-------- Material supplied --------

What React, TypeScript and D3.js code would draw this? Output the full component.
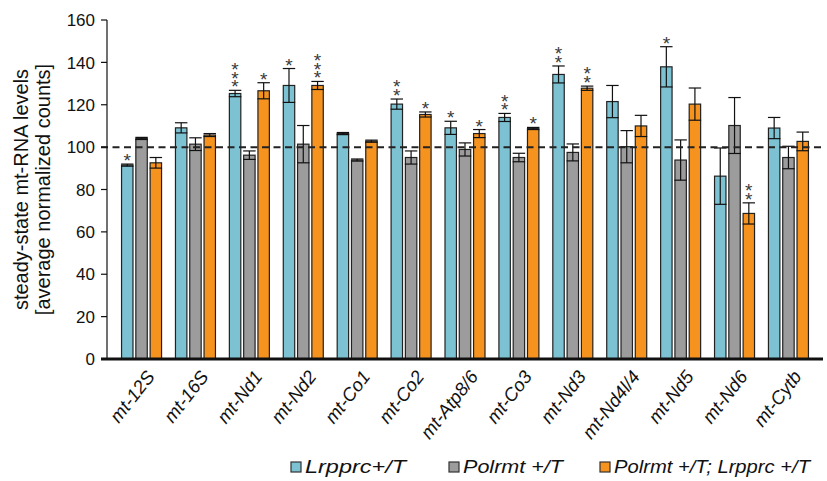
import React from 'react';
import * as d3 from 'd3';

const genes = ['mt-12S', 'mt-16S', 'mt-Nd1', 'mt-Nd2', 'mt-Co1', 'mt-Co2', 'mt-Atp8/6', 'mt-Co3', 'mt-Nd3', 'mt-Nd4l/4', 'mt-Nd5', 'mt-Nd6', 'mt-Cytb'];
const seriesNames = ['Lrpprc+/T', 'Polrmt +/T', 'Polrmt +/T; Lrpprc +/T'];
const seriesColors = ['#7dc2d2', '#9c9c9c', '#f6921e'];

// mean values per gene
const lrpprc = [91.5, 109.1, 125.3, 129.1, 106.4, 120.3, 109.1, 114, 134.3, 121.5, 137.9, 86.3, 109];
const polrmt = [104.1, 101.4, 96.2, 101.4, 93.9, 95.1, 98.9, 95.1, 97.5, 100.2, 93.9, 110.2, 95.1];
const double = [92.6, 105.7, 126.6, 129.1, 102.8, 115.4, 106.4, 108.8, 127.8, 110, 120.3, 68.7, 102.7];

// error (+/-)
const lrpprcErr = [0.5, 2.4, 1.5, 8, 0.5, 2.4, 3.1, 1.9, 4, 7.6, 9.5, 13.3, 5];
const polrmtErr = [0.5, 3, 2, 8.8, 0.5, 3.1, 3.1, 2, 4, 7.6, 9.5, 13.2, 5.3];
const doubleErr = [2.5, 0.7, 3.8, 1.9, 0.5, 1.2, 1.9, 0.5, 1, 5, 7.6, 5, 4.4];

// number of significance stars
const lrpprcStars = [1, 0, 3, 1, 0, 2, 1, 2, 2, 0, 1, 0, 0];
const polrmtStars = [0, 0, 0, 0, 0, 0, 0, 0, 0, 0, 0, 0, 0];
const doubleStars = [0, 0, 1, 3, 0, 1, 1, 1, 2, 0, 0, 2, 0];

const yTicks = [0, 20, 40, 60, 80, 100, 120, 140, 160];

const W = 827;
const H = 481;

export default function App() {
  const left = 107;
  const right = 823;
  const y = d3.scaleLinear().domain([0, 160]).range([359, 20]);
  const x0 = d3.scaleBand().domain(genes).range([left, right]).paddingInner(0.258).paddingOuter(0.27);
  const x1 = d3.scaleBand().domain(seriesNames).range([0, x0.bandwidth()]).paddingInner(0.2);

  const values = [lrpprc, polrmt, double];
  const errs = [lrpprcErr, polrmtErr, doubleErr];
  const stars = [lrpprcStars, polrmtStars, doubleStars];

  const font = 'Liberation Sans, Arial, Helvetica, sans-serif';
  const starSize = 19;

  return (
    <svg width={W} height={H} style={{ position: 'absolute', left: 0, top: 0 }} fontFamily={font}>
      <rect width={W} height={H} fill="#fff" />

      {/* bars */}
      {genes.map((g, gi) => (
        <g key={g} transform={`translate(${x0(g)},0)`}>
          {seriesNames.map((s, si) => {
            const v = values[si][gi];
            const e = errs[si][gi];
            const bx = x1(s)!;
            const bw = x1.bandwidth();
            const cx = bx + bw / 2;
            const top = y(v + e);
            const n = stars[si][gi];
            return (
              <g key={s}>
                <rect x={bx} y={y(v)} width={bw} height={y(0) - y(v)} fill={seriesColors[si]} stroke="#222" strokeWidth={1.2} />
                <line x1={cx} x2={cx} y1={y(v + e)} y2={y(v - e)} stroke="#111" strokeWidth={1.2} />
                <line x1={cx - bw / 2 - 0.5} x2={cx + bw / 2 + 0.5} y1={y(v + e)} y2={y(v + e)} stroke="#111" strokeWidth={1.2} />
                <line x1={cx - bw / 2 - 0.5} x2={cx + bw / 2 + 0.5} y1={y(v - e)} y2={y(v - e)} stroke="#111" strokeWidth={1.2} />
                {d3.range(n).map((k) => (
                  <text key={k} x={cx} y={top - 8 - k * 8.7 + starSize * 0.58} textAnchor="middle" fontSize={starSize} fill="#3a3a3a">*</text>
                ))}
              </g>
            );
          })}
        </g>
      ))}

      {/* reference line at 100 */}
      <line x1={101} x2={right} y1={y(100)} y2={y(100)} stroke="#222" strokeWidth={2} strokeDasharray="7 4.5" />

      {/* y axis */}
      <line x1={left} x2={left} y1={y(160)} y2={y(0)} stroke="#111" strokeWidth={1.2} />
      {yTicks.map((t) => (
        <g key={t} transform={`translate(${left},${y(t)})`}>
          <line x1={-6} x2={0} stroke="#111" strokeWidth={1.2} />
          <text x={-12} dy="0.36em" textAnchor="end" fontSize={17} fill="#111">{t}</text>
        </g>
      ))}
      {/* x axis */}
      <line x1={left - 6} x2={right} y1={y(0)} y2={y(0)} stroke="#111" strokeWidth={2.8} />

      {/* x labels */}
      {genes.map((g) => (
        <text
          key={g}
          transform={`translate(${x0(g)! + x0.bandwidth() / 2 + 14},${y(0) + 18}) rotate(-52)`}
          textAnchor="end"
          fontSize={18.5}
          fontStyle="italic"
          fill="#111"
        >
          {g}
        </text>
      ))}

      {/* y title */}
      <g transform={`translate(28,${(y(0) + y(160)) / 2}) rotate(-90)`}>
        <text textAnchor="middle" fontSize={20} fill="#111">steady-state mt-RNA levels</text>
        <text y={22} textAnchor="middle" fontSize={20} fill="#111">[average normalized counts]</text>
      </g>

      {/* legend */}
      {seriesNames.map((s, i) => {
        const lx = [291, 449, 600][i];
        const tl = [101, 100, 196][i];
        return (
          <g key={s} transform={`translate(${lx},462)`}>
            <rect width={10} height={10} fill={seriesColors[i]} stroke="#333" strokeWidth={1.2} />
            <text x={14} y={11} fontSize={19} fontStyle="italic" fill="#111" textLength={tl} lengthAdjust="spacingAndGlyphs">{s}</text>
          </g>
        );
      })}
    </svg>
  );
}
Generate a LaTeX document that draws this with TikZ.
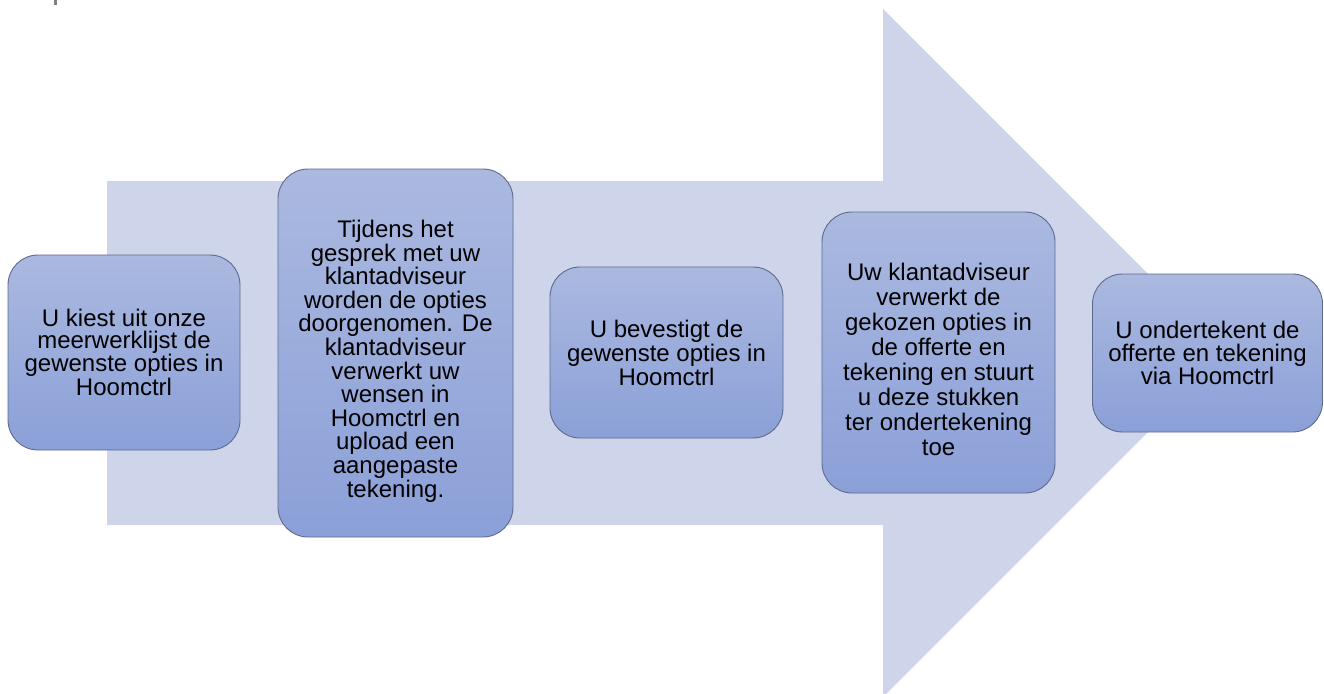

--------

**Task brief:**
Starting at the top of the listing above, please restate word for word each line up to and including the one that holds "7.6, 5, 4.4];", omitting every image.

**Reply:**
What React, TypeScript and D3.js code would draw this? Output the full component.
import React from 'react';
import * as d3 from 'd3';

const genes = ['mt-12S', 'mt-16S', 'mt-Nd1', 'mt-Nd2', 'mt-Co1', 'mt-Co2', 'mt-Atp8/6', 'mt-Co3', 'mt-Nd3', 'mt-Nd4l/4', 'mt-Nd5', 'mt-Nd6', 'mt-Cytb'];
const seriesNames = ['Lrpprc+/T', 'Polrmt +/T', 'Polrmt +/T; Lrpprc +/T'];
const seriesColors = ['#7dc2d2', '#9c9c9c', '#f6921e'];

// mean values per gene
const lrpprc = [91.5, 109.1, 125.3, 129.1, 106.4, 120.3, 109.1, 114, 134.3, 121.5, 137.9, 86.3, 109];
const polrmt = [104.1, 101.4, 96.2, 101.4, 93.9, 95.1, 98.9, 95.1, 97.5, 100.2, 93.9, 110.2, 95.1];
const double = [92.6, 105.7, 126.6, 129.1, 102.8, 115.4, 106.4, 108.8, 127.8, 110, 120.3, 68.7, 102.7];

// error (+/-)
const lrpprcErr = [0.5, 2.4, 1.5, 8, 0.5, 2.4, 3.1, 1.9, 4, 7.6, 9.5, 13.3, 5];
const polrmtErr = [0.5, 3, 2, 8.8, 0.5, 3.1, 3.1, 2, 4, 7.6, 9.5, 13.2, 5.3];
const doubleErr = [2.5, 0.7, 3.8, 1.9, 0.5, 1.2, 1.9, 0.5, 1, 5, 7.6, 5, 4.4];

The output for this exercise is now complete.